Per Kiev suona la campana

11 Marzo 2009 di Stefano Olivari

di Stefano Olivari

Abbiamo seguito (via web, anche se abbiamo letto su Superbasket che sarebbe stata trasmessa da E’ Tv) quasi tutta la partita di Eurochallenge fra la Virtus ed il BC Kiev, onestamente nell’attesa di Juve-Chelsea. Battendo in casa loro gli ucraini 69 a 57 la squadra di Boniciolli si è qualificata per i quarti di finale dell’unica coppa europea maschile targata FIBA, ma la partita ci è rimasta impressa in quanto rappresentativa delle logiche attuali del basket europeo medio. Palazzetto semideserto (i recenti 22mila per Partizan Belgrado-Panathinaikos sono un altro mondo) e squadra sconvolta negli ultimi giorni dalla crisi finanziaria.
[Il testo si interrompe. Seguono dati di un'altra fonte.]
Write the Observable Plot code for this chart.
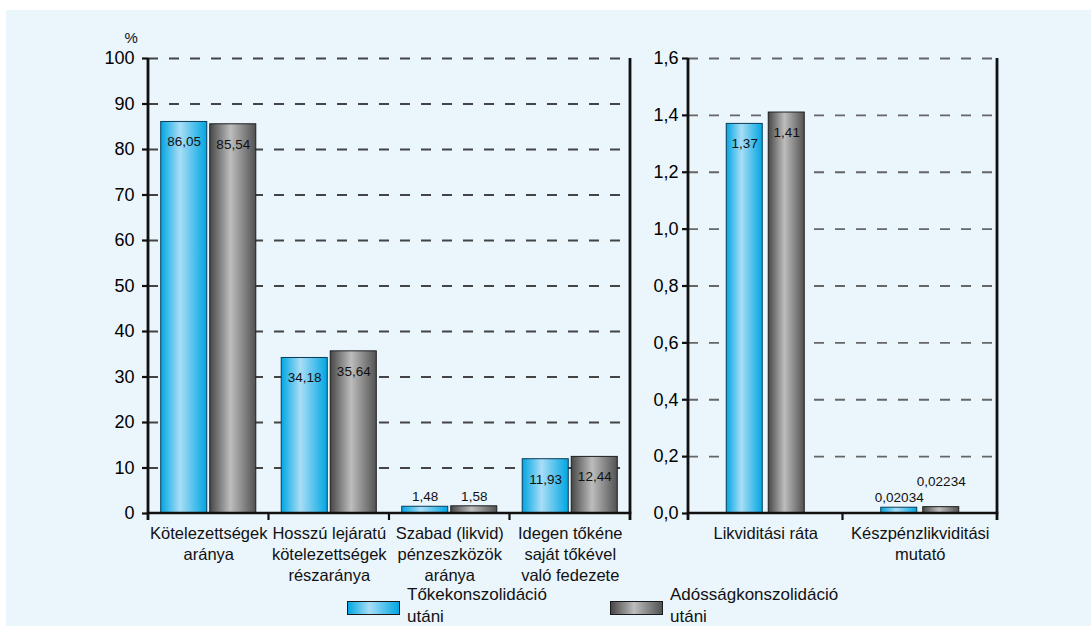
<!DOCTYPE html>
<html>
<head>
<meta charset="utf-8">
<script src="https://cdn.jsdelivr.net/npm/d3@7"></script>
<script src="https://cdn.jsdelivr.net/npm/@observablehq/plot@0.6"></script>
<style>
  body { margin: 0; width: 1091px; height: 626px; background: #fff; position: relative; overflow: hidden;
         font-family: "Liberation Sans", Arial, sans-serif; }
  #panel { position: absolute; left: 6px; top: 10px; width: 1085px; height: 616px; background: #EAF5FC; }
  .chart { position: absolute; top: 0; }
  .legend-item { position: absolute; top: 584px; display: flex; align-items: flex-start; }
  .swatch { width: 51px; height: 12px; margin-top: 17px; border: 1px solid #1a1a1a; }
  .legend-text { margin-left: 7px; font-size: 17px; line-height: 22px; white-space: pre; color: #111; }
</style>
</head>
<body>
<div id="panel"></div>
<svg width="0" height="0" style="position:absolute">
  <defs>
    <linearGradient id="gradEquity" x1="0" x2="1" y1="0" y2="0">
      <stop offset="0" stop-color="#00A6E3"/>
      <stop offset="0.42" stop-color="#A9DDF6"/>
      <stop offset="1" stop-color="#00A6E3"/>
    </linearGradient>
    <linearGradient id="gradDebt" x1="0" x2="1" y1="0" y2="0">
      <stop offset="0" stop-color="#474747"/>
      <stop offset="0.45" stop-color="#BDBDBD"/>
      <stop offset="1" stop-color="#525252"/>
    </linearGradient>
  </defs>
</svg>
<div id="left" class="chart" style="left:0px"></div>
<div id="right" class="chart" style="left:640px"></div>
<div id="legend"></div>
<script>
// Ratio indicators (percent) after equity vs. debt consolidation
const leftCategories = [
  "Kötelezettségek\naránya",
  "Hosszú lejáratú\nkötelezettségek\nrészaránya",
  "Szabad (likvid)\npénzeszközök\naránya",
  "Idegen tőkéne\nsaját tőkével\nvaló fedezete"
];
const leftEquity = [86.05, 34.18, 1.48, 11.93];
const leftDebt = [85.54, 35.64, 1.58, 12.44];
const leftTicks = [0, 10, 20, 30, 40, 50, 60, 70, 80, 90, 100];
const leftUnit = "%";

// Liquidity indicators (ratios)
const rightCategories = ["Likviditási ráta", "Készpénzlikviditási\nmutató"];
const rightEquity = [1.37, 0.02034];
const rightDebt = [1.41, 0.02234];
const rightTicks = [0, 0.2, 0.4, 0.6, 0.8, 1.0, 1.2, 1.4, 1.6];

const seriesNames = ["Tőkekonszolidáció\nutáni", "Adósságkonszolidáció\nutáni"];
const seriesFills = ["url(#gradEquity)", "url(#gradDebt)"];
const seriesStrokes = ["#0b3c58", "#1e1e1e"];

const FONT = "Liberation Sans, Arial, sans-serif";
const comma = v => String(v).replace(".", ",");

// Baseline, outer panel sides and category separators drawn from the band scale
function panelFrame(yMax) {
  return (index, scales) => {
    const x = scales.x, y = scales.y;
    const dom = x.domain();
    const bw = x.bandwidth();
    const edges = dom.map(c => x(c)).concat([x(dom[dom.length - 1]) + bw]);
    const y0 = y(0), yTop = y(yMax), drop = 7;
    const g = d3.create("svg:g").attr("stroke", "#111").attr("fill", "none");
    g.append("line").attr("x1", edges[0] - 1.3).attr("x2", edges[edges.length - 1] + 1.3)
      .attr("y1", y0).attr("y2", y0).attr("stroke-width", 2.6);
    edges.forEach((e, i) => {
      const outer = i === 0 || i === edges.length - 1;
      g.append("line").attr("x1", e).attr("x2", e)
        .attr("y1", outer ? yTop : y0).attr("y2", y0 + drop)
        .attr("stroke-width", outer ? 2.8 : 2.2);
    });
    return g.node();
  };
}

function panel({categories, equity, debt, ticks, tickFormat, yMax, width, marginLeft, marginRight,
                barFrac, gap, tickPadding, gridStroke, unit}) {
  const height = 600, marginTop = 58, marginBottom = 87;
  const band = (width - marginLeft - marginRight) / categories.length;
  const barW = band * barFrac;
  const outer = (band - 2 * barW - gap) / 2;
  const insets = [
    {insetLeft: outer, insetRight: band - outer - barW},
    {insetLeft: outer + barW + gap, insetRight: outer}
  ];
  const series = [equity, debt];
  const labelSize = 13.5;
  const marks = [
    Plot.ruleY(ticks.filter(t => t > 0), {stroke: gridStroke, strokeWidth: 1.8, strokeDasharray: "10,11"})
  ];
  series.forEach((vals, s) => {
    const data = categories.map((c, i) => ({cat: c, value: vals[i]}));
    marks.push(Plot.barY(data, {
      x: "cat", y: "value", fill: seriesFills[s], stroke: seriesStrokes[s], strokeWidth: 1,
      insetLeft: insets[s].insetLeft, insetRight: insets[s].insetRight
    }));
    const dx = insets[s].insetLeft + barW / 2 - band / 2;
    const inside = d => d.value > 0.08 * yMax;
    const wide = d => comma(d.value).length * 0.556 * labelSize > barW;
    const lifted = d => !inside(d) && s === 1 && wide(d);
    const common = {x: "cat", y: "value", text: d => comma(d.value), dx, fontSize: labelSize, fill: "#111"};
    marks.push(Plot.text(data, {...common, filter: inside, dy: 20}));
    marks.push(Plot.text(data, {...common, filter: d => !inside(d) && !lifted(d), dy: -10}));
    marks.push(Plot.text(data, {...common, filter: lifted, dy: -25}));
  });
  marks.push(
    Plot.axisY({ticks, tickFormat, tickSize: 6, tickPadding, fontSize: 18, strokeWidth: 2.2, stroke: "#111", label: null}),
    Plot.text(categories, {x: d => d, y: 0, text: d => d, lineAnchor: "top", dy: 10,
                           fontSize: 16.5, lineHeight: 1.28, fill: "#111"}),
    panelFrame(yMax)
  );
  if (unit) marks.push(Plot.text([unit], {frameAnchor: "top-left", text: d => d, dx: -24, dy: -26, fontSize: 15, fill: "#111"}));
  return Plot.plot({
    width, height, marginLeft, marginRight, marginTop, marginBottom,
    style: {background: "transparent", fontFamily: FONT, overflow: "visible"},
    x: {domain: categories, padding: 0, round: false, axis: null},
    y: {domain: [0, yMax], axis: null},
    marks
  });
}

document.getElementById("left").append(panel({
  categories: leftCategories, equity: leftEquity, debt: leftDebt, ticks: leftTicks,
  tickFormat: d => String(d), yMax: 100, width: 640, marginLeft: 148, marginRight: 10,
  barFrac: 0.382, gap: 3, tickPadding: 8, gridStroke: "#444", unit: leftUnit
}));

document.getElementById("right").append(panel({
  categories: rightCategories, equity: rightEquity, debt: rightDebt, ticks: rightTicks,
  tickFormat: d => d3.format(".1f")(d).replace(".", ","), yMax: 1.6, width: 451, marginLeft: 48, marginRight: 94,
  barFrac: 0.233, gap: 6, tickPadding: 4, gridStroke: "#666", unit: null
}));

// Legend
const legend = document.getElementById("legend");
const legendLeft = [347, 610];
seriesNames.forEach((name, i) => {
  const item = document.createElement("div");
  item.className = "legend-item";
  item.style.left = legendLeft[i] + "px";
  const sw = document.createElement("div");
  sw.className = "swatch";
  sw.style.background = i === 0
    ? "linear-gradient(to right, #00A6E3, #A9DDF6 42%, #00A6E3)"
    : "linear-gradient(to right, #474747, #BDBDBD 45%, #525252)";
  const tx = document.createElement("div");
  tx.className = "legend-text";
  tx.textContent = name;
  item.append(sw, tx);
  legend.append(item);
});
</script>
</body>
</html>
Di fatto dalla sera alla mattina gli ucraini vicecampioni nazionali si sono liberati dei contratti di Clay Tucker (ex stella italiana a Teramo, andato al Siviglia), Goran Jeretin (Ael Limassol), Kenan Bajramovic (Turk Telekom Ankara) e Jovo Stanojevic (Vojvodina), oltre che di quelli di Scoonie Penn (ex Trieste, Roma e Pesaro) e Brent Wright. Insomma, i migliori sei della squadra, gente che un mese fa a Bologna era in campo: però gli altri stanno tenendo duro sia in patria che in Europa, dove sono ai quarti come la Virtus (ci rifiutiamo di nominare sponsor che cambiano a seconda della competizione). Gli ucraini hanno giocato di fatto in sei, ed i più positivi sono stati l’infortunato Drozdov e l’ex Benetton Markoishvili: esterni di talento, ben supportati da qualche pennellone locale. Solita conclusione: la crisi spazzerà via tutto quello che c’è fra il superprofessionismo europeo ed il semidilettantismo locale. Lo pseudomecenate con soldi da riciclare o da occultare all’erario è, purtroppo per tutti gli sport diversi dal calcio, una figura sempre più rara.